## BEGIN Material provided

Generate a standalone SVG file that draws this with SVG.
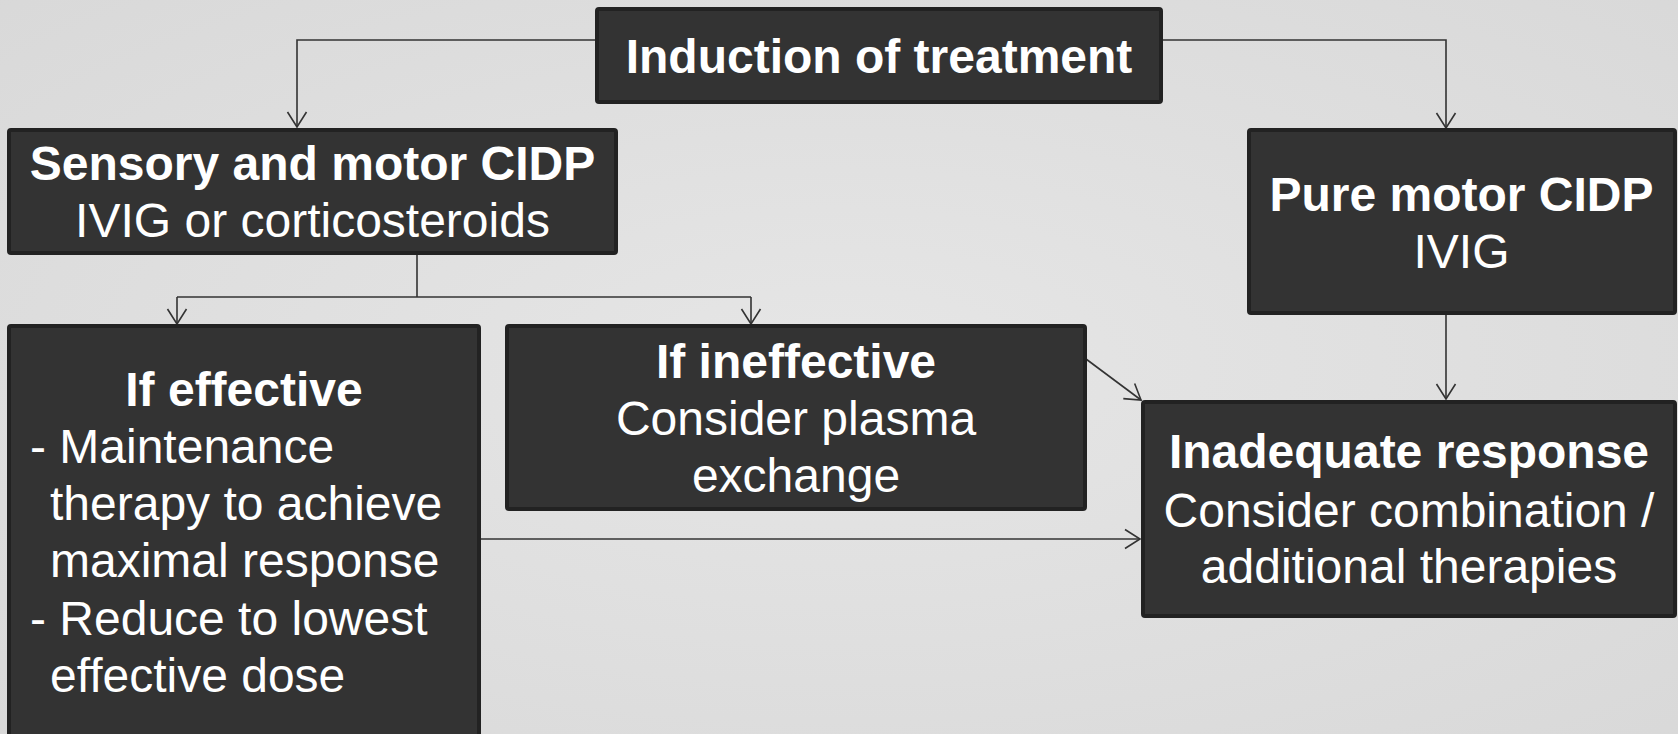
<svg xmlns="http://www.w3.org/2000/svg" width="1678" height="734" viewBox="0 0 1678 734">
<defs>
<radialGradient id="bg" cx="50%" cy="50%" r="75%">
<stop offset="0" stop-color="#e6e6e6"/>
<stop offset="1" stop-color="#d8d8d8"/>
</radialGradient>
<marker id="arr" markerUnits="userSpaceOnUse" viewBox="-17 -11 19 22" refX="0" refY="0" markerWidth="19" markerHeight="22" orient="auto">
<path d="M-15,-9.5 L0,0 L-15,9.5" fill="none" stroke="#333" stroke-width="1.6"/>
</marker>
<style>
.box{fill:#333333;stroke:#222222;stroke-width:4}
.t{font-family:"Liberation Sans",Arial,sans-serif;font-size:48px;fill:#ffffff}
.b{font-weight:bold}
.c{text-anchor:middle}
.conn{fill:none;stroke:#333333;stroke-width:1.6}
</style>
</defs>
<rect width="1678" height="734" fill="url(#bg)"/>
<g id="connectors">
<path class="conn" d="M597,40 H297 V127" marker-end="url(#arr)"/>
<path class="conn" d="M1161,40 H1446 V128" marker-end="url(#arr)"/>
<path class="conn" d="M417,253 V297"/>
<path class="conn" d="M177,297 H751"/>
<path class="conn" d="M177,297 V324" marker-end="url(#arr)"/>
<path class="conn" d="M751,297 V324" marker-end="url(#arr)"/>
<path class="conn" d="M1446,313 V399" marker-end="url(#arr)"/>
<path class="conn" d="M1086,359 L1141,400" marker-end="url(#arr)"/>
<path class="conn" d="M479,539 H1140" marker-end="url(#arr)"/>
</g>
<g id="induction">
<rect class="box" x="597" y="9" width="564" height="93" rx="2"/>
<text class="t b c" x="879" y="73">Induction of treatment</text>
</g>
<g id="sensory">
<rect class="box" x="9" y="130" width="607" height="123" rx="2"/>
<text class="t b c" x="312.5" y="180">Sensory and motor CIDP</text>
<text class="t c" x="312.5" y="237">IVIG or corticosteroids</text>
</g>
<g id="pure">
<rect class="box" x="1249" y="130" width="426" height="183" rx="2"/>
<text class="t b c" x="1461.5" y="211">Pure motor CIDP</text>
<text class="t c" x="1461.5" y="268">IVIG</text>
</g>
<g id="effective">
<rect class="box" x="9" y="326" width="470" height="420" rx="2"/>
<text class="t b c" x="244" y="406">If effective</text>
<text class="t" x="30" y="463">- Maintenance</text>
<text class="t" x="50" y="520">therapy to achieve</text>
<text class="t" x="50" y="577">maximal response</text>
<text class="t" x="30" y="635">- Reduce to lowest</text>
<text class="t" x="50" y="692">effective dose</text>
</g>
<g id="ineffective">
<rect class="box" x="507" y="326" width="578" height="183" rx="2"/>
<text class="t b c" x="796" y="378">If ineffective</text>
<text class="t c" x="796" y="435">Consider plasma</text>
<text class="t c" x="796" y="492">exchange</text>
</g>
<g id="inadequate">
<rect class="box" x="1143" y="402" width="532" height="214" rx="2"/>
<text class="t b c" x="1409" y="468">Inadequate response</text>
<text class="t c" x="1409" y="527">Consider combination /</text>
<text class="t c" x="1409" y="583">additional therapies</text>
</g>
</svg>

## END Material provided

◆ **Required work**:
Make an exact copy of the whole listing, but don't bring over any pictures.

◆ **Result below**:
Generate a standalone SVG file that draws this with SVG.
<svg xmlns="http://www.w3.org/2000/svg" width="1678" height="734" viewBox="0 0 1678 734">
<defs>
<radialGradient id="bg" cx="50%" cy="50%" r="75%">
<stop offset="0" stop-color="#e6e6e6"/>
<stop offset="1" stop-color="#d8d8d8"/>
</radialGradient>
<marker id="arr" markerUnits="userSpaceOnUse" viewBox="-17 -11 19 22" refX="0" refY="0" markerWidth="19" markerHeight="22" orient="auto">
<path d="M-15,-9.5 L0,0 L-15,9.5" fill="none" stroke="#333" stroke-width="1.6"/>
</marker>
<style>
.box{fill:#333333;stroke:#222222;stroke-width:4}
.t{font-family:"Liberation Sans",Arial,sans-serif;font-size:48px;fill:#ffffff}
.b{font-weight:bold}
.c{text-anchor:middle}
.conn{fill:none;stroke:#333333;stroke-width:1.6}
</style>
</defs>
<rect width="1678" height="734" fill="url(#bg)"/>
<g id="connectors">
<path class="conn" d="M597,40 H297 V127" marker-end="url(#arr)"/>
<path class="conn" d="M1161,40 H1446 V128" marker-end="url(#arr)"/>
<path class="conn" d="M417,253 V297"/>
<path class="conn" d="M177,297 H751"/>
<path class="conn" d="M177,297 V324" marker-end="url(#arr)"/>
<path class="conn" d="M751,297 V324" marker-end="url(#arr)"/>
<path class="conn" d="M1446,313 V399" marker-end="url(#arr)"/>
<path class="conn" d="M1086,359 L1141,400" marker-end="url(#arr)"/>
<path class="conn" d="M479,539 H1140" marker-end="url(#arr)"/>
</g>
<g id="induction">
<rect class="box" x="597" y="9" width="564" height="93" rx="2"/>
<text class="t b c" x="879" y="73">Induction of treatment</text>
</g>
<g id="sensory">
<rect class="box" x="9" y="130" width="607" height="123" rx="2"/>
<text class="t b c" x="312.5" y="180">Sensory and motor CIDP</text>
<text class="t c" x="312.5" y="237">IVIG or corticosteroids</text>
</g>
<g id="pure">
<rect class="box" x="1249" y="130" width="426" height="183" rx="2"/>
<text class="t b c" x="1461.5" y="211">Pure motor CIDP</text>
<text class="t c" x="1461.5" y="268">IVIG</text>
</g>
<g id="effective">
<rect class="box" x="9" y="326" width="470" height="420" rx="2"/>
<text class="t b c" x="244" y="406">If effective</text>
<text class="t" x="30" y="463">- Maintenance</text>
<text class="t" x="50" y="520">therapy to achieve</text>
<text class="t" x="50" y="577">maximal response</text>
<text class="t" x="30" y="635">- Reduce to lowest</text>
<text class="t" x="50" y="692">effective dose</text>
</g>
<g id="ineffective">
<rect class="box" x="507" y="326" width="578" height="183" rx="2"/>
<text class="t b c" x="796" y="378">If ineffective</text>
<text class="t c" x="796" y="435">Consider plasma</text>
<text class="t c" x="796" y="492">exchange</text>
</g>
<g id="inadequate">
<rect class="box" x="1143" y="402" width="532" height="214" rx="2"/>
<text class="t b c" x="1409" y="468">Inadequate response</text>
<text class="t c" x="1409" y="527">Consider combination /</text>
<text class="t c" x="1409" y="583">additional therapies</text>
</g>
</svg>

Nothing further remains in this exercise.